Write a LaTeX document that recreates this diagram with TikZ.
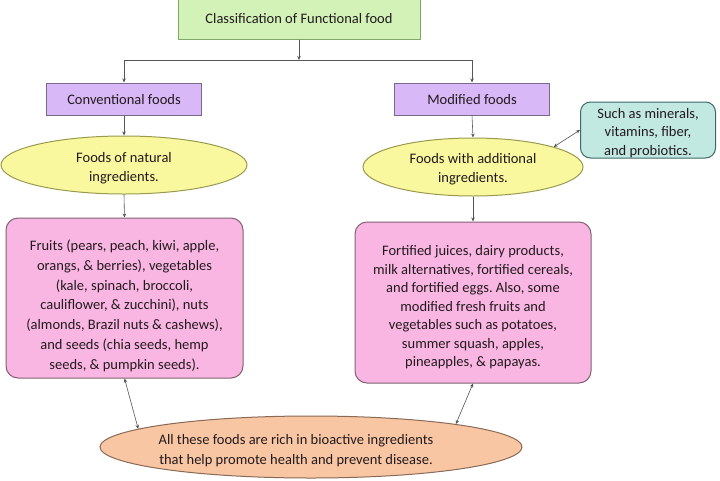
\documentclass[tikz,border=0pt]{standalone}
\usepackage{fontspec}
\setmainfont{Carlito}
\usetikzlibrary{shapes.geometric,arrows.meta}
\definecolor{gfill}{HTML}{D2F2B8}
\definecolor{gline}{HTML}{7FA868}
\definecolor{pfill}{HTML}{D8B8F6}
\definecolor{pline}{HTML}{7A6A8A}
\definecolor{yfill}{HTML}{FAF89E}
\definecolor{yline}{HTML}{9A9A4E}
\definecolor{kfill}{HTML}{F9B6E2}
\definecolor{kline}{HTML}{806272}
\definecolor{tfill}{HTML}{C2E8E2}
\definecolor{tline}{HTML}{3E6A66}
\definecolor{ofill}{HTML}{F8C6A2}
\definecolor{oline}{HTML}{8A6A56}
\definecolor{txt}{HTML}{221A1E}
\definecolor{conn}{HTML}{555555}
\frenchspacing
\newcommand{\lowr}[2]{\raisebox{-#1pt}[\height][\depth]{#2}}
\newcommand{\blockl}[3]{\raisebox{-#1pt}[\height][\depth]{\fontsize{14.5}{#2}\selectfont\begin{tabular}{@{}c@{}}#3\end{tabular}}}
\tikzset{
  every node/.style={text=txt, font=\fontsize{14.5}{19}\selectfont\frenchspacing, align=center, inner sep=0pt, line width=1pt},
  titlebox/.style={draw=gline, fill=gfill, rectangle, minimum width=242pt, minimum height=44pt},
  catbox/.style={draw=pline, fill=pfill, rectangle, minimum width=155pt, minimum height=32pt},
  yell/.style={draw=yline, fill=yfill, ellipse, minimum width=#1, minimum height=58pt},
  pinkbox/.style={draw=kline, fill=kfill, rectangle, rounded corners=12pt, minimum width=237pt, minimum height=160pt},
  tealbox/.style={draw=tline, fill=tfill, rectangle, rounded corners=10pt, minimum width=135pt, minimum height=56pt},
  peach/.style={draw=oline, fill=ofill, ellipse, minimum width=422pt, minimum height=62pt},
  arr/.style={draw=conn, line width=0.6pt, -{Stealth[length=4pt,width=3.5pt]}},
  darr/.style={draw=conn, line width=0.6pt, {Stealth[length=4pt,width=3.5pt]}-{Stealth[length=4pt,width=3.5pt]}}
}
\begin{document}
\begin{tikzpicture}[x=1pt,y=-1pt]
\useasboundingbox (0,0) rectangle (720,480);
\clip (0,0) rectangle (720,480);
\fill[white] (0,0) rectangle (720,480);
\node[titlebox] (title) at (299,17) {\lowr{2}{Classification of Functional food}};
\node[catbox] (conv) at (124,99) {\lowr{1}{Conventional foods}};
\node[catbox] (mod) at (472,99) {\lowr{1}{Modified foods}};
\node[yell=246pt] (le) at (124,165) {\lowr{3}{Foods of natural}\\\lowr{3}{ingredients.}};
\node[yell=220pt] (re) at (473,167) {\lowr{2}{Foods with additional}\\\lowr{2}{ingredients.}};
\node[tealbox] (teal) at (648,130) {\blockl{3}{18.5}{Such as minerals,\\vitamins, fiber,\\and probiotics.}};
\node[pinkbox] (lp) at (124.5,298) {\blockl{8}{19.7}{Fruits (pears, peach, kiwi, apple,\\orangs, \& berries), vegetables\\(kale, spinach, broccoli,\\cauliflower, \& zucchini), nuts\\(almonds, Brazil nuts \& cashews),\\and seeds (chia seeds, hemp\\seeds, \& pumpkin seeds).}};
\node[pinkbox, minimum width=236pt, minimum height=161pt] (rp) at (473,302.5) {\blockl{5}{18.5}{Fortified juices, dairy products,\\milk alternatives, fortified cereals,\\and fortified eggs. Also, some\\modified fresh fruits and\\vegetables such as potatoes,\\summer squash, apples,\\pineapples, \& papayas.}};
\node[peach] (be) at (311,447) {\hspace*{-30pt}\lowr{3}{All these foods are rich in bioactive ingredients}\\\hspace*{-30pt}\lowr{4}{that help promote health and prevent disease.}};
\coordinate (j) at (299,60);
\draw[arr] (title.south) -- (j);
\draw[arr] (j) -| (conv.north);
\draw[arr] (j) -| (mod.north);
\draw[arr] (conv.south) -- (le.north);
\draw[arr] (mod.south) -- (re.north);
\draw[arr] (le.south) -- (lp.north);
\draw[arr] (re.south) -- (rp.north);
\draw[darr] (re.14) -- (teal.west);
\draw[darr] (lp.south) -- (be.174);
\draw[darr] (rp.south) -- (be.9);
\end{tikzpicture}
\end{document}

**TASK GOAL:** Give the material again exactly as it is, but keep the pictures out.

**THE ANSWER:**
Write a LaTeX document that recreates this diagram with TikZ.
\documentclass[tikz,border=0pt]{standalone}
\usepackage{fontspec}
\setmainfont{Carlito}
\usetikzlibrary{shapes.geometric,arrows.meta}
\definecolor{gfill}{HTML}{D2F2B8}
\definecolor{gline}{HTML}{7FA868}
\definecolor{pfill}{HTML}{D8B8F6}
\definecolor{pline}{HTML}{7A6A8A}
\definecolor{yfill}{HTML}{FAF89E}
\definecolor{yline}{HTML}{9A9A4E}
\definecolor{kfill}{HTML}{F9B6E2}
\definecolor{kline}{HTML}{806272}
\definecolor{tfill}{HTML}{C2E8E2}
\definecolor{tline}{HTML}{3E6A66}
\definecolor{ofill}{HTML}{F8C6A2}
\definecolor{oline}{HTML}{8A6A56}
\definecolor{txt}{HTML}{221A1E}
\definecolor{conn}{HTML}{555555}
\frenchspacing
\newcommand{\lowr}[2]{\raisebox{-#1pt}[\height][\depth]{#2}}
\newcommand{\blockl}[3]{\raisebox{-#1pt}[\height][\depth]{\fontsize{14.5}{#2}\selectfont\begin{tabular}{@{}c@{}}#3\end{tabular}}}
\tikzset{
  every node/.style={text=txt, font=\fontsize{14.5}{19}\selectfont\frenchspacing, align=center, inner sep=0pt, line width=1pt},
  titlebox/.style={draw=gline, fill=gfill, rectangle, minimum width=242pt, minimum height=44pt},
  catbox/.style={draw=pline, fill=pfill, rectangle, minimum width=155pt, minimum height=32pt},
  yell/.style={draw=yline, fill=yfill, ellipse, minimum width=#1, minimum height=58pt},
  pinkbox/.style={draw=kline, fill=kfill, rectangle, rounded corners=12pt, minimum width=237pt, minimum height=160pt},
  tealbox/.style={draw=tline, fill=tfill, rectangle, rounded corners=10pt, minimum width=135pt, minimum height=56pt},
  peach/.style={draw=oline, fill=ofill, ellipse, minimum width=422pt, minimum height=62pt},
  arr/.style={draw=conn, line width=0.6pt, -{Stealth[length=4pt,width=3.5pt]}},
  darr/.style={draw=conn, line width=0.6pt, {Stealth[length=4pt,width=3.5pt]}-{Stealth[length=4pt,width=3.5pt]}}
}
\begin{document}
\begin{tikzpicture}[x=1pt,y=-1pt]
\useasboundingbox (0,0) rectangle (720,480);
\clip (0,0) rectangle (720,480);
\fill[white] (0,0) rectangle (720,480);
\node[titlebox] (title) at (299,17) {\lowr{2}{Classification of Functional food}};
\node[catbox] (conv) at (124,99) {\lowr{1}{Conventional foods}};
\node[catbox] (mod) at (472,99) {\lowr{1}{Modified foods}};
\node[yell=246pt] (le) at (124,165) {\lowr{3}{Foods of natural}\\\lowr{3}{ingredients.}};
\node[yell=220pt] (re) at (473,167) {\lowr{2}{Foods with additional}\\\lowr{2}{ingredients.}};
\node[tealbox] (teal) at (648,130) {\blockl{3}{18.5}{Such as minerals,\\vitamins, fiber,\\and probiotics.}};
\node[pinkbox] (lp) at (124.5,298) {\blockl{8}{19.7}{Fruits (pears, peach, kiwi, apple,\\orangs, \& berries), vegetables\\(kale, spinach, broccoli,\\cauliflower, \& zucchini), nuts\\(almonds, Brazil nuts \& cashews),\\and seeds (chia seeds, hemp\\seeds, \& pumpkin seeds).}};
\node[pinkbox, minimum width=236pt, minimum height=161pt] (rp) at (473,302.5) {\blockl{5}{18.5}{Fortified juices, dairy products,\\milk alternatives, fortified cereals,\\and fortified eggs. Also, some\\modified fresh fruits and\\vegetables such as potatoes,\\summer squash, apples,\\pineapples, \& papayas.}};
\node[peach] (be) at (311,447) {\hspace*{-30pt}\lowr{3}{All these foods are rich in bioactive ingredients}\\\hspace*{-30pt}\lowr{4}{that help promote health and prevent disease.}};
\coordinate (j) at (299,60);
\draw[arr] (title.south) -- (j);
\draw[arr] (j) -| (conv.north);
\draw[arr] (j) -| (mod.north);
\draw[arr] (conv.south) -- (le.north);
\draw[arr] (mod.south) -- (re.north);
\draw[arr] (le.south) -- (lp.north);
\draw[arr] (re.south) -- (rp.north);
\draw[darr] (re.14) -- (teal.west);
\draw[darr] (lp.south) -- (be.174);
\draw[darr] (rp.south) -- (be.9);
\end{tikzpicture}
\end{document}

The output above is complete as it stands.